> _Instructions to follow_
Tally the lines of the listing that contain the word "React", then give the total and nothing else.

> _Data section_
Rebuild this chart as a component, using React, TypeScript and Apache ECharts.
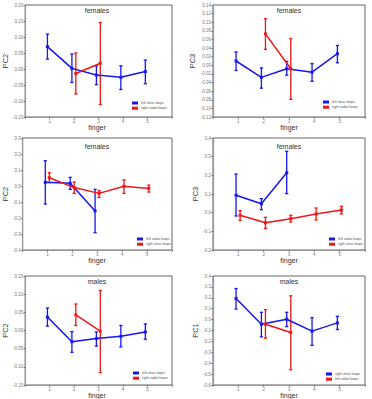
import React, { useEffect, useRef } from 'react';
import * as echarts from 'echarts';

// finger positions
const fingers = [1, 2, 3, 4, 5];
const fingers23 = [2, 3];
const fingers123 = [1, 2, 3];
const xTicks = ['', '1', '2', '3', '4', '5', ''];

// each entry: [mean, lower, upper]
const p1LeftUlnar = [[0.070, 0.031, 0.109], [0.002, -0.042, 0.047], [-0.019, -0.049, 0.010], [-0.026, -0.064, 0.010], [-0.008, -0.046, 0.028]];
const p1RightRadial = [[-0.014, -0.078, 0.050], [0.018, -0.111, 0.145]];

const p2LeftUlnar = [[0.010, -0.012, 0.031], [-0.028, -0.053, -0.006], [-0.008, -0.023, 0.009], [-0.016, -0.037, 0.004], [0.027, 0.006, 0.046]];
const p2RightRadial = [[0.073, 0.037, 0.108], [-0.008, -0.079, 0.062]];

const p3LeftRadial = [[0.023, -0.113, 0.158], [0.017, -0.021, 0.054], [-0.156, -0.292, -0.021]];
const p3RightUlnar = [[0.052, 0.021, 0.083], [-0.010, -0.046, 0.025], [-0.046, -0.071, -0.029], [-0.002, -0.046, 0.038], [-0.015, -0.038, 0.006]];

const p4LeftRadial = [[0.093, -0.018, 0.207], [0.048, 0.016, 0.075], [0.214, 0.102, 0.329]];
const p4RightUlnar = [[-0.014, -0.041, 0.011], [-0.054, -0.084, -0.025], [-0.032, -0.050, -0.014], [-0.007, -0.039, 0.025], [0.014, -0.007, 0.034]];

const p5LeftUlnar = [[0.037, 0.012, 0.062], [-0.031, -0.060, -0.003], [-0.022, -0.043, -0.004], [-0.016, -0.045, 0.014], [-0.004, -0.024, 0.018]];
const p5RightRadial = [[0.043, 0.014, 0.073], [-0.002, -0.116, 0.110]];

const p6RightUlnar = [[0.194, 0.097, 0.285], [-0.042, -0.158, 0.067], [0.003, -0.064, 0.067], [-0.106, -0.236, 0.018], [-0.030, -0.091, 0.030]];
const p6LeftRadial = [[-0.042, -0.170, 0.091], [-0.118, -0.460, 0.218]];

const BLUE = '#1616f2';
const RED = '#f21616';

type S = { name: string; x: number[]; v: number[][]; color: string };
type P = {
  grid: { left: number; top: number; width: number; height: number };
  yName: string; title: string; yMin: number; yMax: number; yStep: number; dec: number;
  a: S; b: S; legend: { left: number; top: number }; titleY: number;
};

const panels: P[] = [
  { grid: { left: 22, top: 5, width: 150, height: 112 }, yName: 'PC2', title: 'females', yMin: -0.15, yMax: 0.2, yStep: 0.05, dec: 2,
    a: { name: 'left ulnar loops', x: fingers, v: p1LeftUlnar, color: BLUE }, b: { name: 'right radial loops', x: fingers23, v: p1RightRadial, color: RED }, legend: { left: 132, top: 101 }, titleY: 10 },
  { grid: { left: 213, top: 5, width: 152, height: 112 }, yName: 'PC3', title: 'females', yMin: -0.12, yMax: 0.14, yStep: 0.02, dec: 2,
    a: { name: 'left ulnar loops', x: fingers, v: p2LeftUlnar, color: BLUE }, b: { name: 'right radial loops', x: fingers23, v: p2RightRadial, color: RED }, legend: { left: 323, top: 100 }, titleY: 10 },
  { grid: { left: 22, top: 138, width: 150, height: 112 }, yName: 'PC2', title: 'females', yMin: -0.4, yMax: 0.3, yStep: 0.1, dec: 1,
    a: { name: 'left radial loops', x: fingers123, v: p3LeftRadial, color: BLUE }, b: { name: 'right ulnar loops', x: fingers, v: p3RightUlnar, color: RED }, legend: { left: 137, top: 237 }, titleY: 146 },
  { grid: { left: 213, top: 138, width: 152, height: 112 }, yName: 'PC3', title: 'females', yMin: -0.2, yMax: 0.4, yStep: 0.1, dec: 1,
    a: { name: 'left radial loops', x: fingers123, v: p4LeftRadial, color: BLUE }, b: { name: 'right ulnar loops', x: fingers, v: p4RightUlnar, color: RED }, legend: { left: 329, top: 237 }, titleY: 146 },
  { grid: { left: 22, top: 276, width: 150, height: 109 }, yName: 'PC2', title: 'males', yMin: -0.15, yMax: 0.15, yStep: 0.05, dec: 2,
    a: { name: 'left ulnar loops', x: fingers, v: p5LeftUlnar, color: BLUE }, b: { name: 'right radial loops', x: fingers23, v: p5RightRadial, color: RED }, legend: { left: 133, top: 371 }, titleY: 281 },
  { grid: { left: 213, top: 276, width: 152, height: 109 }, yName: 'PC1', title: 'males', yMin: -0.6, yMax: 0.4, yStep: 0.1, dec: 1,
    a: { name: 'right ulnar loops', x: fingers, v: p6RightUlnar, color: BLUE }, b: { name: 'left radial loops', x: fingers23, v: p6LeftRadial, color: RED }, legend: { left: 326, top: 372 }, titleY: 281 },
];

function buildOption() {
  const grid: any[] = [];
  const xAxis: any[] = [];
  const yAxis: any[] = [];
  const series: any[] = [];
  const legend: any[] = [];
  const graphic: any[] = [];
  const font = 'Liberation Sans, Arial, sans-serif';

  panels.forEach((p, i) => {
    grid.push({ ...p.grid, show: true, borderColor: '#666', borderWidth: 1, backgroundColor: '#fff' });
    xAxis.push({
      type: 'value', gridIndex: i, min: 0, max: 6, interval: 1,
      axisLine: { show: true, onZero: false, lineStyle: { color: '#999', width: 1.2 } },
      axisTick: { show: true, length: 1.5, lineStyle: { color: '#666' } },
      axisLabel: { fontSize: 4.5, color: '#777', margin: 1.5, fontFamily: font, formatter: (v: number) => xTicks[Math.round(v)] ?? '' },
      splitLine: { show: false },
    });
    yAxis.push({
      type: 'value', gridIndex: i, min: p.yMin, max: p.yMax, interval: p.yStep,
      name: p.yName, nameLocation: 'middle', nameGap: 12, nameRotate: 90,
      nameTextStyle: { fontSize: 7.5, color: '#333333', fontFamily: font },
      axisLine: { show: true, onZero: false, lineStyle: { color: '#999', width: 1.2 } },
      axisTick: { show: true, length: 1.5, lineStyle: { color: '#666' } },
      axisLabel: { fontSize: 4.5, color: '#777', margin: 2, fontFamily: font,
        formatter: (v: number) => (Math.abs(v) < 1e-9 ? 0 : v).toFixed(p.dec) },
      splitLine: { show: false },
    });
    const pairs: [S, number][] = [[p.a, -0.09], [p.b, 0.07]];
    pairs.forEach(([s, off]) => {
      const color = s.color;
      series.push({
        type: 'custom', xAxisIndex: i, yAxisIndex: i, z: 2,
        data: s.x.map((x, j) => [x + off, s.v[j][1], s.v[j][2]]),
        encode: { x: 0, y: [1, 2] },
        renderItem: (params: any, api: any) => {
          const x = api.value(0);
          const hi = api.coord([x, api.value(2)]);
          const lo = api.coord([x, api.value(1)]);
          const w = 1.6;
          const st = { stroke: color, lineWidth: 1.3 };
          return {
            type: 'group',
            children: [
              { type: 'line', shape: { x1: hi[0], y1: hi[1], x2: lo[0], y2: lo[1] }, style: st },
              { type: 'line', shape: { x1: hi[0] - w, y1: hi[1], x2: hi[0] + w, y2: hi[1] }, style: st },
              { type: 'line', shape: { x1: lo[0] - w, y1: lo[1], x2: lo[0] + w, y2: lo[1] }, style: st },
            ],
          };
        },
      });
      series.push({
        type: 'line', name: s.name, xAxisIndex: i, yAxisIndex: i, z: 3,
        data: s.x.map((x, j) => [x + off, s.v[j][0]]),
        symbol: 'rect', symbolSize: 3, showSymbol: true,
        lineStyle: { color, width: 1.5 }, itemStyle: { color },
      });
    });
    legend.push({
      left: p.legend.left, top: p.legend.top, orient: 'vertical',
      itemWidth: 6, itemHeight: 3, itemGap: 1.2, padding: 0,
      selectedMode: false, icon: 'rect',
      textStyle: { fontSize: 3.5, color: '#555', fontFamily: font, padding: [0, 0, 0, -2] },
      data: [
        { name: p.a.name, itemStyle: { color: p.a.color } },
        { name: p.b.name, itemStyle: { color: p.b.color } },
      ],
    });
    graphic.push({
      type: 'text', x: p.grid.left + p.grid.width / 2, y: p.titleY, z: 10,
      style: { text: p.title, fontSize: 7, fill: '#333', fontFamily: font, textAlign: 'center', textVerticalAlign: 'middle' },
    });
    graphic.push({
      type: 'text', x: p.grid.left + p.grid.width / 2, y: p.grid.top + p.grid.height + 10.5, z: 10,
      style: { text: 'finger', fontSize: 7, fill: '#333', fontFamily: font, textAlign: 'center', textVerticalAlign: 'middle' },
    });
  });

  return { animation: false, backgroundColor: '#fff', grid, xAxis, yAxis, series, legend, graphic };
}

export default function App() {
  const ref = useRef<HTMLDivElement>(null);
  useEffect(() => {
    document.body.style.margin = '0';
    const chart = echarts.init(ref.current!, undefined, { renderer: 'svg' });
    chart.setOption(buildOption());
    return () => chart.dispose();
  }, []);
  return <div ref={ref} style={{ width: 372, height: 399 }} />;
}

> _Output_
2